There are mountains to be climbed these days for those of us who follow Jesus Christ. And what I'm trying to do these days is struggle up these high, imposing corridors of change which take us to the ridges of renewal in the church's life.

It's way up there the action's taking place. It's wet, it's wild, it's dangerous. It's there the rains come down which feed the mighty rivers of the Holy Spirit's power. It's there the mists of God's mysterious glory start to swirl around our spirits 'til we almost lose our bearings in the grandeur of his majesty. It's way up there, I say, the action's taking place.

It's there we've got to be. And that means change.

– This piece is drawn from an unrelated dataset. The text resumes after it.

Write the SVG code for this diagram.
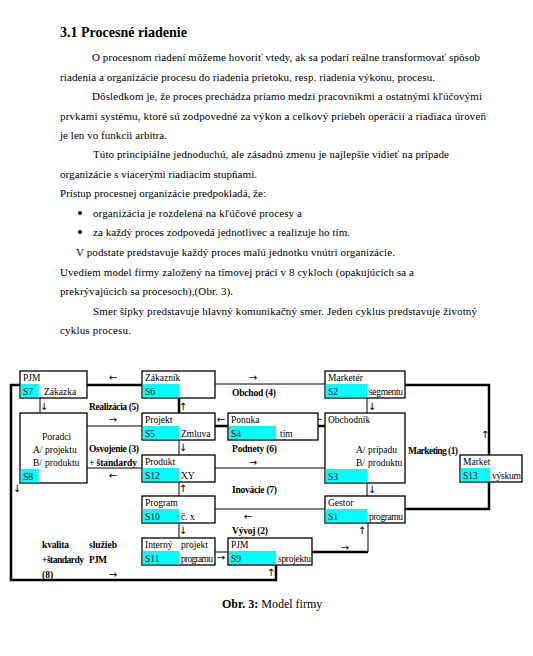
<svg xmlns="http://www.w3.org/2000/svg" width="533" height="656" viewBox="0 0 533 656">
<style>
.t{font-family:"Liberation Serif","Times New Roman",serif;font-size:11px;fill:#000}
.h{font-family:"Liberation Serif","Times New Roman",serif;font-size:14px;font-weight:bold;fill:#000}
.b{font-family:"Liberation Serif","Times New Roman",serif;font-size:9.5px;fill:#000}
.lb{font-family:"Liberation Serif","Times New Roman",serif;font-size:9.5px;font-weight:bold;fill:#000}
.ar{font-family:"DejaVu Sans","Liberation Serif",sans-serif;font-size:10px;fill:#000;text-anchor:middle}
.box{fill:#fff;stroke:#000;stroke-width:1.3}
.cy{fill:#00ffff}
.thin{stroke:#000;stroke-width:1;fill:none}
.thick{stroke:#000;stroke-width:2.5;fill:none}
.cap{font-family:"Liberation Serif","Times New Roman",serif;font-size:12px;fill:#000}
</style>
<rect width="533" height="656" fill="#fff"/>
<g id="text">
<text class="h" x="60" y="37">3.1 Procesné riadenie</text>
<text class="t" x="92" y="61" textLength="388">O procesnom riadení môžeme hovoriť vtedy, ak sa podarí reálne transformovať spôsob</text>
<text class="t" x="60" y="81" textLength="375">riadenia a organizácie procesu do riadenia prietoku, resp. riadenia výkonu, procesu.</text>
<text class="t" x="92" y="100" textLength="390">Dôsledkom je, že proces prechádza priamo medzi pracovníkmi a ostatnými kľúčovými</text>
<text class="t" x="60" y="120" textLength="426">prvkami systému, ktoré sú zodpovedné za výkon a celkový priebeh operácií a riadiaca úroveň</text>
<text class="t" x="60" y="139" textLength="107">je len vo funkcii arbitra.</text>
<text class="t" x="93" y="158" textLength="356">Túto principiálne jednoduchú, ale zásadnú zmenu je najlepšie vidieť na prípade</text>
<text class="t" x="60" y="178" textLength="197">organizácie s viacerými riadiacim stupňami.</text>
<text class="t" x="60" y="197" textLength="206">Prístup procesnej organizácie predpokladá, že:</text>
<circle cx="80" cy="213" r="2" fill="#000"/>
<text class="t" x="93" y="217" textLength="209">organizácia je rozdelená na kľúčové procesy a</text>
<circle cx="80" cy="232" r="2" fill="#000"/>
<text class="t" x="93" y="236" textLength="257">za každý proces zodpovedá jednotlivec a realizuje ho tím.</text>
<text class="t" x="76" y="256" textLength="319">V podstate predstavuje každý proces malú jednotku vnútri organizácie.</text>
<text class="t" x="60" y="276" textLength="354">Uvediem model firmy založený na tímovej práci v 8 cykloch (opakujúcich sa a</text>
<text class="t" x="60" y="295" textLength="173">prekrývajúcich sa procesoch),(Obr. 3).</text>
<text class="t" x="93" y="315" textLength="384">Smer šípky predstavuje hlavný komunikačný smer. Jeden cyklus predstavuje životný</text>
<text class="t" x="60" y="334" textLength="71">cyklus procesu.</text>
</g>
<g id="connectors">
<polyline class="thick" points="20,385 11,385 11,580 276,580 276,565"/>
<line class="thick" x1="87" y1="385" x2="142" y2="385"/>
<line class="thick" x1="179" y1="398" x2="179" y2="413"/>
<line class="thick" x1="215" y1="426" x2="228" y2="426"/>
<line class="thick" x1="318" y1="426" x2="325" y2="426"/>
<polyline class="thick" points="405,385 489,385 489,455"/>
<polyline class="thick" points="489,482 489,509 405,509"/>
<polyline class="thick" points="312,552 368,552"/>
<line class="thin" x1="368" y1="523" x2="368" y2="552"/>
<line class="thin" x1="215" y1="384" x2="325" y2="384"/>
<line class="thin" x1="40" y1="398" x2="40" y2="413"/>
<line class="thin" x1="87" y1="426" x2="142" y2="426"/>
<line class="thin" x1="367" y1="398" x2="367" y2="413"/>
<line class="thin" x1="179" y1="440" x2="179" y2="455"/>
<line class="thin" x1="87" y1="468" x2="142" y2="468"/>
<line class="thin" x1="215" y1="468" x2="325" y2="468"/>
<line class="thin" x1="179" y1="482" x2="179" y2="496"/>
<line class="thin" x1="367" y1="483" x2="367" y2="496"/>
<line class="thin" x1="215" y1="509" x2="325" y2="509"/>
<line class="thin" x1="179" y1="523" x2="179" y2="538"/>
<line class="thin" x1="215" y1="552" x2="228" y2="552"/>
<text class="ar" x="113" y="381">←</text>
<text class="ar" x="253" y="381">→</text>
<text class="ar" x="44" y="410">↓</text>
<text class="ar" x="183" y="410">↑</text>
<text class="ar" x="372" y="410">↓</text>
<text class="ar" x="113" y="423">→</text>
<text class="ar" x="221" y="423">←</text>
<text class="ar" x="318" y="423">←</text>
<text class="ar" x="485" y="438">↑</text>
<text class="ar" x="183" y="451">↓</text>
<text class="ar" x="253" y="466">→</text>
<text class="ar" x="113" y="479">←</text>
<text class="ar" x="17" y="492">↓</text>
<text class="ar" x="183" y="492">↑</text>
<text class="ar" x="372" y="493">↓</text>
<text class="ar" x="248" y="520">←</text>
<text class="ar" x="183" y="534">↓</text>
<text class="ar" x="362" y="534">↑</text>
<text class="ar" x="221" y="561">→</text>
<text class="ar" x="345" y="551">→</text>
<text class="ar" x="113" y="578">→</text>
<text class="ar" x="271" y="576">↑</text>
</g>
<g id="labels">
<text class="lb" x="89" y="410" textLength="50">Realizácia (5)</text>
<text class="lb" x="232" y="396" textLength="44">Obchod (4)</text>
<text class="lb" x="89" y="452" textLength="50">Osvojenie (3)</text>
<text class="lb" x="89" y="466" textLength="48">+ štandardy</text>
<text class="lb" x="232" y="452" textLength="45">Podnety (6)</text>
<text class="lb" x="408" y="454" textLength="50">Marketing (1)</text>
<text class="lb" x="232" y="493" textLength="45">Inovácie (7)</text>
<text class="lb" x="232" y="534" textLength="36">Vývoj (2)</text>
<text class="lb" x="42" y="548" textLength="27">kvalita</text>
<text class="lb" x="89" y="548" textLength="28">služieb</text>
<text class="lb" x="42" y="563" textLength="42">+štandardy</text>
<text class="lb" x="89" y="563" textLength="18">PJM</text>
<text class="lb" x="42" y="578">(8)</text>
</g>
<g id="S7"><rect class="box" x="20" y="371" width="67" height="27"/><rect class="cy" x="20.7" y="384" width="18" height="13.3"/><text class="b" x="23" y="381">PJM</text><text class="b" x="23" y="395">S7</text><text class="b" x="44" y="395">Zákazka</text></g>
<g id="S6"><rect class="box" x="142" y="371" width="73" height="27"/><rect class="cy" x="142.7" y="384" width="36.3" height="13.3"/><text class="b" x="145" y="381">Zákazník</text><text class="b" x="145" y="395">S6</text></g>
<g id="S2"><rect class="box" x="325" y="371" width="80" height="27"/><rect class="cy" x="325.7" y="384" width="41.3" height="13.3"/><text class="b" x="328" y="381">Marketér</text><text class="b" x="328" y="395">S2</text><text class="b" x="369" y="395" textLength="34">segmentu</text></g>
<g id="S8"><rect class="box" x="20" y="413" width="67" height="70"/><rect class="cy" x="20.7" y="469" width="18" height="13.3"/><text class="b" x="42" y="440">Poradci</text><text class="b" x="33" y="453">A/</text><text class="b" x="45" y="453">projektu</text><text class="b" x="33" y="466">B/</text><text class="b" x="45" y="466">produktu</text><text class="b" x="23" y="480">S8</text></g>
<g id="S5"><rect class="box" x="142" y="413" width="73" height="27"/><rect class="cy" x="142.7" y="426" width="36.3" height="13.3"/><text class="b" x="145" y="423">Projekt</text><text class="b" x="145" y="437">S5</text><text class="b" x="181" y="437">Zmluva</text></g>
<g id="S4"><rect class="box" x="228" y="413" width="90" height="27" stroke-width="2"/><rect class="cy" x="229" y="426" width="47" height="13"/><text class="b" x="231" y="423">Ponuka</text><text class="b" x="231" y="437">S4</text><text class="b" x="280" y="437">tím</text></g>
<g id="S3"><rect class="box" x="325" y="413" width="80" height="70"/><rect class="cy" x="325.7" y="469" width="41.3" height="13.3"/><text class="b" x="328" y="423">Obchodník</text><text class="b" x="356" y="453">A/</text><text class="b" x="368" y="453">prípadu</text><text class="b" x="356" y="466">B/</text><text class="b" x="368" y="466">produktu</text><text class="b" x="328" y="480">S3</text></g>
<g id="S12"><rect class="box" x="142" y="455" width="73" height="27"/><rect class="cy" x="142.7" y="468" width="36.3" height="13.3"/><text class="b" x="145" y="465">Produkt</text><text class="b" x="145" y="479">S12</text><text class="b" x="181" y="479">XY</text></g>
<g id="S13"><rect class="box" x="460" y="455" width="62" height="27"/><rect class="cy" x="460.7" y="468" width="29.3" height="13.3"/><text class="b" x="463" y="465">Market</text><text class="b" x="463" y="479">S13</text><text class="b" x="492" y="479" textLength="29">výskum</text></g>
<g id="S10"><rect class="box" x="142" y="496" width="73" height="27"/><rect class="cy" x="142.7" y="509" width="36.3" height="13.3"/><text class="b" x="145" y="506">Program</text><text class="b" x="145" y="520">S10</text><text class="b" x="181" y="520">č. x</text></g>
<g id="S1"><rect class="box" x="325" y="496" width="80" height="27"/><rect class="cy" x="325.7" y="509" width="41.3" height="13.3"/><text class="b" x="328" y="506">Gestor</text><text class="b" x="328" y="520">S1</text><text class="b" x="369" y="520" textLength="34">programu</text></g>
<g id="S11"><rect class="box" x="142" y="538" width="73" height="27"/><rect class="cy" x="142.7" y="551" width="36.3" height="13.3"/><text class="b" x="145" y="548">Interný</text><text class="b" x="181" y="548">projekt</text><text class="b" x="145" y="562">S11</text><text class="b" x="181" y="562" textLength="32">programu</text></g>
<g id="S9"><rect class="box" x="228" y="538" width="84" height="27" stroke-width="2"/><rect class="cy" x="229" y="551" width="47" height="13"/><text class="b" x="231" y="548">PJM</text><text class="b" x="231" y="562">S9</text><text class="b" x="278" y="562" textLength="33">sprojektu</text></g>
<g id="caption"><text class="cap" x="222" y="608"><tspan font-weight="bold">Obr. 3:</tspan> Model firmy</text></g>
</svg>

We've got to climb those Coires if we're going to hit the heights.

And I'm learning as the days go by it isn't simply courage that I need, but caution too. Courage in those steps of faith by which the choice is made to go for it, to countenance a way of being the church of Christ which seems to some too dangerous and hard: but caution in discerning that there comes a point where pressing proudly on may slowly, subtly change from being a faith that honours God to being a folly he disowns.

Respect, as my Dad (and some others!) would say.

Respect. But not fear. There's far too much at stake today to let ourselves be paralysed by fear. It's way up there the action's taking place and the parties on those high up peaks are more than worth the effort that's involved!

Even if I sometimes have to celebrate alone!